Digital Gold: Shiny on the Outside, Risky on the Inside?

DSIJ Intelligence-6 / 14 Nov 2025/ Categories: Knowledge, Trending

Digital Gold: Shiny on the Outside, Risky on the Inside?

Digital gold may be convenient, but SEBI’s warning makes the core point clear: it is an unregulated product with no safety net.

Introduction: The Rise of Tap-and-Own Gold

Over the last decade, India has seen a flood of simplified investment products—one-tap SIPs, round-up investing, gamified rewards, and more. Riding this wave was “digital gold,” marketed as pure, 24-karat gold that you could buy instantly with as little as Rs 100. For a country that culturally treasures gold, this pitch worked brilliantly. As per ET Wealth, UPI transactions in digital gold jumped from about Rs 760 crore in January to nearly Rs 1,180 crore by August 2025.

But despite its shine, digital gold has structure-level flaws that most buyers don’t see. And that’s exactly why SEBI issued a strong caution note in November 2025. The message? Not all that glitters is gold—especially when it’s not regulated.

What SEBI Warned About

SEBI reminded investors that India already has regulated ways to invest in gold—Gold ETFs by Mutual Funds, electronic gold receipts (EGRs) tradable on exchanges, and gold-linked derivatives. These come with formal oversight, disclosure norms, custodians, trustees, and investor protection mechanisms.

Digital gold, on the other hand, is outside SEBI’s jurisdiction. It is not classified as a security, not a commodity derivative, and not regulated by any financial authority. The platforms selling it operate entirely on private contracts, meaning investor rights depend solely on what the company promises—nothing more.

If a digital gold platform shuts down, collapses, or mismanages assets, you have no regulatory system to fall back on. No depository. No trustee guarantee. No investor protection fund. You simply join the queue with all other creditors, hoping to recover your claim through lengthy civil proceedings.

Where the Real Risk Lies: Regulation (or the Lack of It)

When you buy a stock, it sits safely in your demat account with CDSL/NSDL—not with your broker. If the broker goes down, your shares remain untouched. Gold ETFs function similarly. They are supported by custodians, trustees, daily NAV disclosures, auditing frameworks, and strict separation of assets.

Digital gold looks similar but is entirely different beneath the interface. Any company can launch an app, partner with a vaulting entity, and sell digital gold. They may claim to hold gold on your behalf, but:

  • Is your gold segregated or pooled?
  • Do you own specific bars or just a portion of an undifferentiated bulk quantity?
  • Is the gold audited?
  • What happens if the company goes Bankrupt?

There are no mandatory answers. No standardization. No oversight.

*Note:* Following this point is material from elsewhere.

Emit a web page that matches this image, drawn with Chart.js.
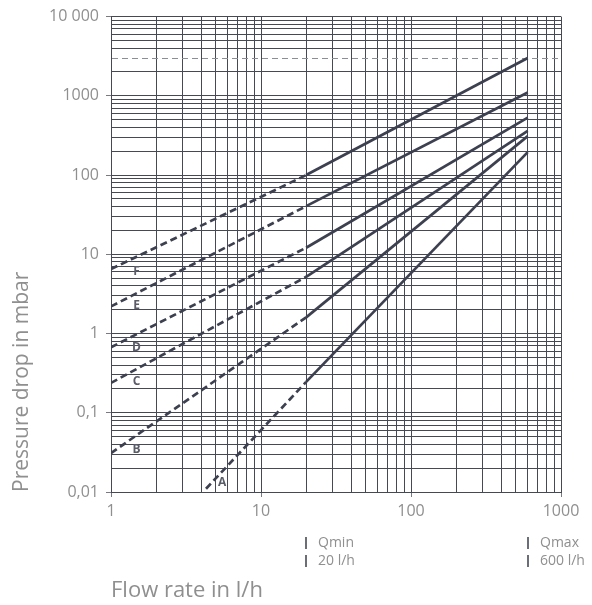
<!DOCTYPE html>
<html>
<head>
<meta charset="utf-8">
<script src="https://cdn.jsdelivr.net/npm/chart.js@4.4.1/dist/chart.umd.min.js"></script>
<style>
    html, body { margin: 0; padding: 0; background: #fff; }
    #wrap { width: 592px; height: 605px; position: relative; }
</style>
</head>
<body>
<div id="wrap"><canvas id="pressure-graph"></canvas></div>
<script>
// Curves A..F (pressure drop in mbar vs flow rate in l/h)
const curveNames = ['A', 'B', 'C', 'D', 'E', 'F'];
const flowA = [4.3, 20, 600];
const flowRate = [1, 20, 600];
const dropA = [0.011, 0.245, 195];
const dropB = [0.031, 1.6, 310];
const dropC = [0.238, 5.2, 360];
const dropD = [0.67, 12.1, 530];
const dropE = [2.2, 40.5, 1100];
const dropF = [6.5, 100, 3000];

// where the letters sit
const labelFlow = [5.5, 1.48, 1.48, 1.48, 1.48, 1.48];
const labelDrop = [0.013, 0.034, 0.25, 0.67, 2.25, 6.06];

// axes
const xDecades = [1, 10, 100, 1000];
const xTickLabels = ['1', '10', '100', '1000'];
const yDecades = [0.01, 0.1, 1, 10, 100, 1000, 10000];
const yTickLabels = ['0,01', '0,1', '1', '10', '100', '1000', '10 000'];

// Qmin / Qmax notes under the axis
const qMarks = [20, 600];
const qNames = ['Qmin', 'Qmax'];
const qRates = ['20 l/h', '600 l/h'];

const FONT = '"Open Sans", sans-serif';
const GRID = '#464955';
const LINE = '#3d404f';
const TEXT = '#8f8f8f';

function logGrid(decades) {
    const ticks = [];
    decades.forEach((d, i) => {
        if (i === decades.length - 1) {
            ticks.push({ value: d, major: true });
            return;
        }
        for (let m = 1; m < 10; m++) {
            ticks.push({ value: +(d * m).toPrecision(6), major: m === 1 });
        }
    });
    return ticks;
}

function labelFor(decades, labels) {
    return (value) => {
        const i = decades.findIndex(d => Math.abs(d - value) / d < 1e-6);
        return i >= 0 ? labels[i] : '';
    };
}

function curve(name, flows, drops) {
    return {
        label: name,
        data: flows.map((q, i) => ({ x: q, y: drops[i] })),
        borderColor: LINE,
        borderWidth: 2.7,
        pointRadius: 0,
        fill: false,
        tension: 0,
        segment: {
            // dashed below Qmin, solid from Qmin to Qmax
            borderDash: ctx => ctx.p1.parsed.x <= qMarks[0] + 1e-6 ? [7, 4] : undefined
        }
    };
}

const drops = [dropA, dropB, dropC, dropD, dropE, dropF];

const marksPlugin = {
    id: 'marks',
    afterDraw(chart) {
        const { ctx, scales: { x, y } } = chart;
        ctx.save();

        // curve letters
        ctx.font = 'bold 12px ' + FONT;
        ctx.fillStyle = '#5a5d68';
        ctx.textAlign = 'center';
        ctx.textBaseline = 'middle';
        curveNames.forEach((n, i) => {
            ctx.fillText(n, x.getPixelForValue(labelFlow[i]), y.getPixelForValue(labelDrop[i]));
        });

        // Qmin / Qmax
        const base = y.bottom;
        ctx.font = '14px ' + FONT;
        ctx.textAlign = 'left';
        qMarks.forEach((q, i) => {
            const px = Math.round(x.getPixelForValue(q));
            ctx.strokeStyle = '#6b6e78';
            ctx.lineWidth = 2;
            [51, 69].forEach(dy => {
                ctx.beginPath();
                ctx.moveTo(px, base + dy - 6);
                ctx.lineTo(px, base + dy + 6);
                ctx.stroke();
            });
            ctx.fillStyle = TEXT;
            ctx.fillText(qNames[i], px + 12, base + 51);
            ctx.fillText(qRates[i], px + 12, base + 69);
        });
        ctx.restore();
    }
};

const canvas = document.querySelector('#pressure-graph');
const chartInstance = new Chart(canvas.getContext('2d'), {
    type: 'line',
    data: {
        datasets: curveNames.map((n, i) => curve(n, i === 0 ? flowA : flowRate, drops[i]))
    },
    options: {
        responsive: true,
        maintainAspectRatio: false,
        animation: false,
        layout: { padding: { top: 15, right: 31, left: 0, bottom: 0 } },
        plugins: {
            legend: { display: false },
            tooltip: { enabled: false }
        },
        scales: {
            x: {
                type: 'logarithmic',
                min: 1,
                max: 1000,
                afterBuildTicks: scale => { scale.ticks = logGrid(xDecades); },
                afterFit: scale => { scale.height = 113; },
                grid: {
                    color: GRID,
                    lineWidth: 1,
                    tickLength: 5,
                    tickColor: ctx => ctx.tick && ctx.tick.major ? '#777a84' : 'rgba(0,0,0,0)'
                },
                border: { color: GRID },
                ticks: {
                    autoSkip: false,
                    maxRotation: 0,
                    minRotation: 0,
                    padding: 5,
                    color: TEXT,
                    font: { family: FONT, size: 16 },
                    callback: labelFor(xDecades, xTickLabels)
                },
                title: {
                    display: true,
                    text: 'Flow rate in l/h',
                    align: 'start',
                    color: TEXT,
                    font: { family: FONT, size: 22 },
                    padding: { top: 0, bottom: 1 }
                }
            },
            y: {
                type: 'logarithmic',
                min: 0.01,
                max: 10000,
                afterBuildTicks: scale => { scale.ticks = logGrid(yDecades); },
                afterFit: scale => { scale.width = 111; },
                grid: {
                    color: ctx => ctx.tick && ctx.tick.value === 3000 ? '#8c8e97' : GRID,
                    lineWidth: 1,
                    tickLength: 5,
                    tickColor: ctx => ctx.tick && ctx.tick.major ? '#777a84' : 'rgba(0,0,0,0)'
                },
                border: {
                    color: GRID,
                    dash: ctx => ctx.tick && ctx.tick.value === 3000 ? [6, 4] : []
                },
                ticks: {
                    autoSkip: false,
                    padding: 7,
                    color: TEXT,
                    font: { family: FONT, size: 16 },
                    callback: labelFor(yDecades, yTickLabels)
                },
                title: {
                    display: true,
                    text: 'Pressure drop in mbar',
                    align: 'start',
                    color: TEXT,
                    font: { family: FONT, size: 21 },
                    padding: { top: 9, bottom: 0 }
                }
            }
        }
    },
    plugins: [marksPlugin]
});
</script>
</body>
</html>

Your investment depends entirely on the platform’s credibility—not on law-backed protection.

This is classic counterparty risk: you’re betting that the platform you’re using will never fail.

The Pricing Problem: A Loss from Day One

Even if you trust the platform, digital gold carries structural cost disadvantages:

  1. 3 per cent GST: Legally, digital gold is treated like buying physical gold. So, every purchase attracts 3 per cent GST—instantly putting your investment in the negative.
  2. Wide Spreads: Unlike Gold ETFs that trade at transparent market prices, digital gold platforms set their own buy/sell quotes. Typically, the spread itself is another 2–3 per cent.

This means:

  • On a Rs 10,000 purchase, Rs 300 disappears as GST.
  • Another Rs 200–Rs 300 is lost to platform spreads.

You effectively start with Rs 9,400–Rs 9,500 worth of gold despite paying Rs 10,000.

Conclusion: A Shiny Shortcut That Isn’t Worth the Risk

Digital gold may be convenient, but SEBI’s warning makes the core point clear: it is an unregulated product with no safety net. If a platform collapses, your gold isn’t protected by SEBI, exchanges, depositories, or any regulated market mechanism.

If you genuinely want exposure to gold, regulated options like Gold ETFs or EGRs offer the same economic benefit—without counterparty risk, without opaque pricing, and without worrying about whether your gold actually exists in a vault.

In the long run, “easy” shouldn’t come at the cost of “unsafe.”